There are a lot of differences between Hadoop and RDBMS(Relational Database Management System).
Hadoop is not a database, it is basically a distributed file system which is used to process and store large data sets across the computer cluster. If you are interested to Learn Big Data Hadoop you may join Our Hadoop training program to enhance your skills or you can start a career in this field.
It has two main core components HDFS(Hadoop Distributed File System) and MapReduce. HDFS is the storage layer which is used to store a large amount of data across computer clusters.
MapReduce is a programming model that processes the large data sets by splitting them into several blocks of data. These blocks are then distributed across the nodes on different machines present inside the computer cluster.
On the other hand, RDBMS is a database which is used to store data in the form of tables comprising of several rows and columns. It uses SQL, Structured Query Language, to update and access the data present in these tables.If you want to start your career with hadoop then become part of our advanced Hadoop training program.
Now that you have understood the basic difference between Hadoop and RDBMS, let’s go through the major working difference between the two.
Difference Between Hadoop And Traditional RDBMS
Like Hadoop, traditional RDBMS cannot be used when it comes to process and store a large amount of data or simply big data. Following are some differences between Hadoop and traditional RDBMS.
Data Volume-
Data volume means the quantity of data that is being stored and processed. RDBMS works better when the volume of data is low(in Gigabytes). But when the data size is huge i.e, in Terabytes and Petabytes, RDBMS fails to give the desired results.
On the other hand, Hadoop works better when the data size is big. It can easily process and store large amount of data quite effectively as compared to the traditional RDBMS.
Architecture-
If we talk about the architecture, Hadoop has the following core components:
HDFS(Hadoop Distributed File System), Hadoop MapReduce(a programming model to process large data sets) and Hadoop YARN(used to manage computing resources in computer clusters).
Traditional RDBMS possess ACID properties which are Atomicity, Consistency, Isolation, and Durability.

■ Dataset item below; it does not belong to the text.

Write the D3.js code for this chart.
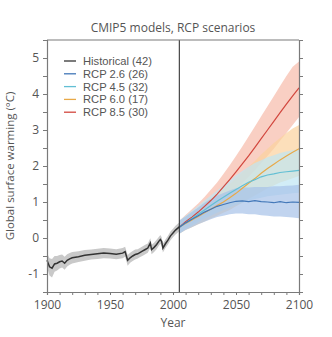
<!DOCTYPE html>
<html>
<head>
<meta charset="utf-8">
<script src="https://cdn.jsdelivr.net/npm/d3@7"></script>
<style>
  body { margin: 0; background: #fff; }
  text { font-family: "Open Sans", "DejaVu Sans", sans-serif; }
</style>
</head>
<body>
<div id="chart"></div>
<script>
// Historical run (1900-2005)
const histYears = [1900,1902,1904,1906,1908,1910,1912,1914,1916,1918,1920,1925,1930,1935,1940,1945,1950,1955,1960,1962,1964,1966,1968,1970,1972,1974,1976,1978,1980,1982,1983,1985,1987,1989,1990,1991,1992,1994,1996,1998,2000,2002,2005];
const histMean  = [-0.62,-0.80,-0.84,-0.72,-0.70,-0.66,-0.64,-0.70,-0.62,-0.58,-0.55,-0.52,-0.48,-0.46,-0.44,-0.42,-0.43,-0.45,-0.42,-0.38,-0.62,-0.55,-0.50,-0.46,-0.44,-0.40,-0.36,-0.32,-0.28,-0.14,-0.32,-0.26,-0.18,-0.08,-0.04,-0.10,-0.28,-0.16,-0.06,0.06,0.14,0.22,0.31];
const histSpread = [0.20,0.24,0.26,0.22,0.20,0.19,0.18,0.18,0.17,0.16,0.16,0.15,0.15,0.14,0.14,0.14,0.14,0.14,0.14,0.14,0.15,0.14,0.14,0.14,0.13,0.13,0.13,0.13,0.13,0.13,0.13,0.13,0.13,0.12,0.12,0.12,0.12,0.12,0.12,0.12,0.12,0.12,0.12];

// Projections (2005-2100)
const projYears = [2005,2010,2015,2020,2025,2030,2035,2040,2045,2050,2055,2060,2065,2070,2075,2080,2085,2090,2095,2100];

const rcp26Mean = [0.30,0.42,0.52,0.62,0.72,0.80,0.88,0.93,0.98,1.02,1.03,1.01,1.04,1.01,1.00,0.98,1.01,0.98,1.00,0.99];
const rcp26Low  = [0.12,0.22,0.30,0.38,0.45,0.52,0.58,0.62,0.66,0.68,0.68,0.66,0.66,0.63,0.62,0.60,0.60,0.58,0.57,0.55];
const rcp26High = [0.48,0.60,0.72,0.85,0.98,1.08,1.18,1.25,1.32,1.38,1.40,1.40,1.42,1.42,1.42,1.44,1.44,1.45,1.46,1.48];

const rcp45Mean = [0.30,0.42,0.54,0.66,0.78,0.90,1.02,1.13,1.24,1.35,1.45,1.55,1.62,1.70,1.75,1.78,1.82,1.84,1.86,1.88];
const rcp45Low  = [0.12,0.24,0.34,0.44,0.54,0.62,0.70,0.78,0.85,0.92,0.98,1.04,1.08,1.12,1.16,1.18,1.20,1.22,1.24,1.26];
const rcp45High = [0.48,0.62,0.76,0.90,1.04,1.18,1.32,1.46,1.60,1.74,1.86,1.98,2.08,2.16,2.24,2.30,2.36,2.40,2.44,2.48];

const rcp60Mean = [0.30,0.40,0.50,0.60,0.70,0.80,0.90,1.00,1.12,1.24,1.38,1.52,1.65,1.80,1.93,2.05,2.17,2.28,2.38,2.48];
const rcp60Low  = [0.12,0.22,0.30,0.38,0.46,0.54,0.62,0.70,0.78,0.88,0.98,1.08,1.18,1.28,1.38,1.46,1.54,1.60,1.66,1.72];
const rcp60High = [0.48,0.60,0.72,0.84,0.98,1.10,1.22,1.36,1.50,1.66,1.82,1.98,2.14,2.32,2.48,2.64,2.78,2.92,3.04,3.14];

const rcp85Mean = [0.30,0.45,0.58,0.72,0.88,1.04,1.22,1.42,1.62,1.84,2.06,2.28,2.52,2.76,3.00,3.24,3.48,3.72,3.95,4.17];
const rcp85Low  = [0.12,0.26,0.38,0.50,0.62,0.76,0.90,1.04,1.20,1.36,1.52,1.70,1.88,2.08,2.28,2.48,2.70,2.92,3.14,3.36];
const rcp85High = [0.48,0.64,0.80,0.96,1.14,1.34,1.54,1.78,2.02,2.28,2.54,2.82,3.10,3.38,3.66,3.94,4.22,4.50,4.76,4.90];

const legendLabels = ["Historical (42)", "RCP 2.6 (26)", "RCP 4.5 (32)", "RCP 6.0 (17)", "RCP 8.5 (30)"];
const lineColors   = ["#333333", "#4277b8", "#62bfd4", "#e8a948", "#d2473e"];
const bandColors   = ["#c9c9c9", "#a6c2e8", "#bfe5f3", "#fbd29d", "#f6bba9"];

const yTicks = [-1, 0, 1, 2, 3, 4, 5];
const xTicks = [1900, 1950, 2000, 2050, 2100];

const width = 332, height = 337;
const svg = d3.select("#chart").append("svg")
  .attr("width", width)
  .attr("height", height);

const x = d3.scaleLinear().domain([1900, 2100]).range([47, 299]);
const y = d3.scaleLinear().domain([-1.5, 5.5]).range([292, 40]);

const axisColor = "#7a7a7a";
const textColor = "#555";

// Bands, drawn from highest scenario down
const projections = [
  { mean: rcp85Mean, low: rcp85Low, high: rcp85High, i: 4 },
  { mean: rcp60Mean, low: rcp60Low, high: rcp60High, i: 3 },
  { mean: rcp45Mean, low: rcp45Low, high: rcp45High, i: 2 },
  { mean: rcp26Mean, low: rcp26Low, high: rcp26High, i: 1 }
];

const area = d3.area()
  .x(d => x(d.year))
  .y0(d => y(d.low))
  .y1(d => y(d.high));

const line = d3.line()
  .x(d => x(d.year))
  .y(d => y(d.v));

const plot = svg.append("g");

// historical band + line
const histData = histYears.map((yr, k) => ({
  year: yr, v: histMean[k], low: histMean[k] - histSpread[k], high: histMean[k] + histSpread[k]
}));
plot.append("path")
  .datum(histData)
  .attr("d", area)
  .attr("fill", bandColors[0]);

projections.forEach(p => {
  const data = projYears.map((yr, k) => ({ year: yr, low: p.low[k], high: p.high[k] }));
  plot.append("path")
    .datum(data)
    .attr("d", area)
    .attr("fill", bandColors[p.i])
    .attr("fill-opacity", 0.7);
});

plot.append("path")
  .datum(histData)
  .attr("d", line)
  .attr("fill", "none")
  .attr("stroke", lineColors[0])
  .attr("stroke-width", 1.5);

projections.forEach(p => {
  const data = projYears.map((yr, k) => ({ year: yr, v: p.mean[k] }));
  plot.append("path")
    .datum(data)
    .attr("d", line)
    .attr("fill", "none")
    .attr("stroke", lineColors[p.i])
    .attr("stroke-width", 1.2);
});

// 2005 divider
svg.append("line")
  .attr("x1", x(2005)).attr("x2", x(2005))
  .attr("y1", y(5.5)).attr("y2", y(-1.5))
  .attr("stroke", "#222")
  .attr("stroke-width", 1);

// Axes
const bottomAxis = d3.axisBottom(x)
  .tickValues(d3.range(1900, 2101, 10))
  .tickSize(3)
  .tickFormat(d => xTicks.includes(d) ? d : "");
const gx = svg.append("g")
  .attr("transform", `translate(0,${y(-1.5)})`)
  .call(bottomAxis);

const leftAxis = d3.axisLeft(y)
  .tickValues(d3.range(-1, 5.01, 0.5))
  .tickSize(4)
  .tickFormat(d => yTicks.includes(d) ? d : "");
const gy = svg.append("g")
  .attr("transform", `translate(${x(1900)},0)`)
  .call(leftAxis);

const rightAxis = d3.axisRight(y)
  .tickValues(d3.range(-1, 5.01, 0.5))
  .tickSize(4)
  .tickFormat("");
const gr = svg.append("g")
  .attr("transform", `translate(${x(2100)},0)`)
  .call(rightAxis);

[gx, gy, gr].forEach(g => {
  g.select(".domain").attr("stroke", axisColor).attr("stroke-width", 1.2);
  g.selectAll(".tick line").attr("stroke", axisColor).attr("stroke-width", 1);
  g.selectAll(".tick text")
    .attr("fill", textColor)
    .style("font-size", "12px");
});
gx.selectAll(".tick text").attr("dy", "0.9em");
gy.selectAll(".tick text").attr("dx", "-1px");

// top frame line
svg.append("line")
  .attr("x1", x(1900)).attr("x2", x(2100))
  .attr("y1", y(5.5)).attr("y2", y(5.5))
  .attr("stroke", axisColor)
  .attr("stroke-width", 1.2);

// Title and labels
svg.append("text")
  .attr("x", (x(1900) + x(2100)) / 2)
  .attr("y", 32)
  .attr("text-anchor", "middle")
  .attr("fill", textColor)
  .style("font-size", "12px")
  .text("CMIP5 models, RCP scenarios");

svg.append("text")
  .attr("x", (x(1900) + x(2100)) / 2)
  .attr("y", 327)
  .attr("text-anchor", "middle")
  .attr("fill", textColor)
  .style("font-size", "12px")
  .text("Year");

svg.append("text")
  .attr("transform", `translate(14,${(y(5.5) + y(-1.5)) / 2}) rotate(-90)`)
  .attr("text-anchor", "middle")
  .attr("fill", textColor)
  .style("font-size", "11.5px")
  .text("Global surface warming (°C)");

// Legend
const legend = svg.append("g")
  .attr("transform", "translate(64,61)");
legendLabels.forEach((label, k) => {
  const row = legend.append("g").attr("transform", `translate(0,${k * 12.8})`);
  row.append("line")
    .attr("x1", 0).attr("x2", 12)
    .attr("y1", 0).attr("y2", 0)
    .attr("stroke", lineColors[k])
    .attr("stroke-width", 1.3);
  row.append("text")
    .attr("x", 19)
    .attr("y", 0)
    .attr("dy", "0.35em")
    .attr("fill", textColor)
    .style("font-family", "'Liberation Sans', Arial, sans-serif")
    .style("font-size", "11.2px")
    .text(label);
});
</script>
</body>
</html>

These properties are responsible to maintain and ensure data integrity and accuracy when a transaction takes place in a database.
These transactions may be related to Banking Systems, Manufacturing Industry, Telecommunication industry, Online Shopping, education sector etc.
Throughput-
Throughput means the total volume of data processed in a particular period of time so that the output is maximum. RDBMS fails to achieve a higher throughput as compared to the Apache Hadoop Framework.
This is one of the reason behind the heavy usage of Hadoop than the traditional Relational Database Management System.
Data Variety-
Data Variety generally means the type of data to be processed. It may be structured, semi-structured and unstructured.
Hadoop has the ability to process and store all variety of data whether it is structured, semi-structured or unstructured. Although, it is mostly used to process large amount of unstructured data.
Traditional RDBMS is used only to manage structured and semi-structured data. It cannot be used to manage unstructured data. So we can say Hadoop is way better than the traditional Relational Database Management System.
Latency/ Response Time –
Hadoop has higher throughput, you can quickly access batches of large data sets than traditional RDBMS, but you cannot access a particular record from the data set very quickly. Thus Hadoop is said to have low latency.
But the RDBMS is comparatively faster in retrieving the information from the data sets. It takes a very little time to perform the same function provided that there is a small amount of data.
Scalability-
RDBMS provides vertical scalability which is also known as ‘Scaling Up’ a machine. It means you can add more resources or hardwares such as memory, CPU to a machine in the computer cluster.
Whereas, Hadoop provides horizontal scalability which is also known as ‘Scaling Out’ a machine. It means adding more machines to the existing computer clusters as a result of which Hadoop becomes a fault tolerant. There is no single point of failure. Due to the presence of more machines in the cluster, you can easily recover data irrespective of the failure of one of the machines.
Data Processing-
Apache Hadoop supports OLAP(Online Analytical Processing), which is used in Data Mining techniques.
OLAP involves very complex queries and aggregations. The data processing speed depends on the amount of data which can take several hours. The database design is de-normalized having fewer tables. OLAP uses star schemas.
On the other hand, RDBMS supports OLTP(Online Transaction Processing), which involves comparatively fast query processing. The database design is highly normalized having a large number of tables. OLTP generally uses 3NF(an entity model) schema.
Cost-
Hadoop is a free and open source software framework, you don’t have to pay in order to buy the license of the software.
Whereas RDBMS is a licensed software, you have to pay in order to buy the complete software license.
We have provided you all the probable differences between Big Data Hadoop and traditional RDBMS. Hope you enjoyed reading the blog.